[Mailman-Developers] Interesting study -- spam on posted addresses...
Mon, 18 Feb 2002 18:25:09 +1300
On Monday 18 February 2002 17:56, Chuq Von Rospach wrote:
> On 2/17/02 8:39 PM, "John Morton" <email@example.com> wrote:
> > If they can set up admin specific accounts that redirect to /dev/null,
> > then they can set up procmail to drop HTML mail, and say they're doing so
> > anywhere they're advertising the admin email address. That would filter
> > 90% of the spam they're likely to recieve for a start.
> And a bunch of legitimate mail, since more and more users are using HTML,
> and more and more systems are set up to send it by default. Not a solution,
> unless you primarily admin to geeks.
It's better than > /dev/null :-). Let's face it - if you're going to publish
an admin address to help the lowest common denominator of netizen, then you
can't munge it, so it will get spam. Mailman doesn't provide filtering for
email accounts, nor should it. So the best you can do is advise admins of
good filtering software, and best practice ways of using it. Droping html
mail happens to be one practice that works pretty well for a given type of
> > Something that mailman can help with, though - assistance in filtering
> > based on whether the sender is joined to a list that the admin account is
> > tied to. Just a simple boolean is/isn't on the list should be enough;
> > leave the policy to the delivery agent/user.

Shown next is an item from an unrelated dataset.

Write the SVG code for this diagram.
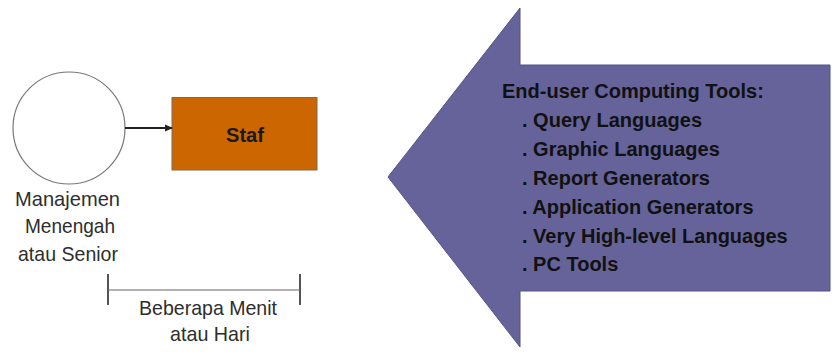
<svg xmlns="http://www.w3.org/2000/svg" width="834" height="361" viewBox="0 0 834 361">
  <defs>
    <marker id="arrowhead" markerWidth="8" markerHeight="8" refX="7" refY="4" orient="auto" markerUnits="userSpaceOnUse">
      <path d="M0,0.5 L8,4 L0,7.5 Z" fill="#222"/>
    </marker>
  </defs>
  <style>
    .label { font-family: "Liberation Sans", Arial, sans-serif; font-size: 21px; fill: #2e2e2e; }
    .tools { font-family: "Liberation Sans", Arial, sans-serif; font-size: 20px; font-weight: bold; fill: #111; }
    .bar { stroke: #555; stroke-width: 2; fill: none; }
  </style>
  <rect width="834" height="361" fill="#fff"/>

  <!-- Big left-pointing arrow with the tool list -->
  <g id="tools-arrow">
    <path d="M520,8 L520,65 L830,65 L830,291 L520,291 L520,347 L388,177 Z" fill="#65639a" stroke="#55538a" stroke-width="1"/>
    <text class="tools" x="502" y="98">End-user Computing Tools:</text>
    <text class="tools" x="522" y="127">. Query Languages</text>
    <text class="tools" x="522" y="156">. Graphic Languages</text>
    <text class="tools" x="522" y="185">. Report Generators</text>
    <text class="tools" x="522" y="214">. Application Generators</text>
    <text class="tools" x="522" y="243">. Very High-level Languages</text>
    <text class="tools" x="522" y="271">. PC Tools</text>
  </g>

  <!-- Management circle -->
  <g id="manager">
    <circle cx="69" cy="128" r="56" fill="#fff" stroke="#777" stroke-width="1.2"/>
    <text class="label" x="15" y="206" textLength="105" lengthAdjust="spacingAndGlyphs">Manajemen</text>
    <text class="label" x="25" y="233" textLength="90" lengthAdjust="spacingAndGlyphs">Menengah</text>
    <text class="label" x="18" y="261" textLength="100" lengthAdjust="spacingAndGlyphs">atau Senior</text>
  </g>

  <!-- Staff box -->
  <g id="staff">
    <rect x="172" y="97.5" width="145" height="72.5" fill="#cc6600" stroke="#7d6a55" stroke-width="1"/>
    <text x="245" y="142" text-anchor="middle" font-family="Liberation Sans, Arial, sans-serif" font-size="20" font-weight="bold" fill="#1a1a1a">Staf</text>
  </g>

  <!-- Time span bracket -->
  <g id="timespan">
    <line class="bar" x1="108" y1="274" x2="108" y2="305"/>
    <line class="bar" x1="300" y1="274" x2="300" y2="305"/>
    <line x1="108" y1="290" x2="300" y2="290" stroke="#666" stroke-width="1.2"/>
    <text class="label" x="139" y="315" textLength="138" lengthAdjust="spacingAndGlyphs">Beberapa Menit</text>
    <text class="label" x="170" y="341" textLength="80" lengthAdjust="spacingAndGlyphs">atau Hari</text>
  </g>

  <g id="connectors">
    <line x1="125" y1="128" x2="172" y2="128" stroke="#222" stroke-width="2" marker-end="url(#arrowhead)"/>
  </g>
</svg>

> And how odes that does the "I'm trying to subscribe and can't make it
It doesn't. But you can put all the requests from list members into another
folder, or give them a higher priority. It all helps. If you need to
prioritize subscription problems then you could use a feedback form, and maybe
Mailman should provide one.
> "My stupid IS department changed my address again and I need
> help!" problems?
I never understood why mailman wasn't changed to allow users to change there
own addresses years ago. Being able to add valid receiving addresses would
help, too. That is also something mailman can help with.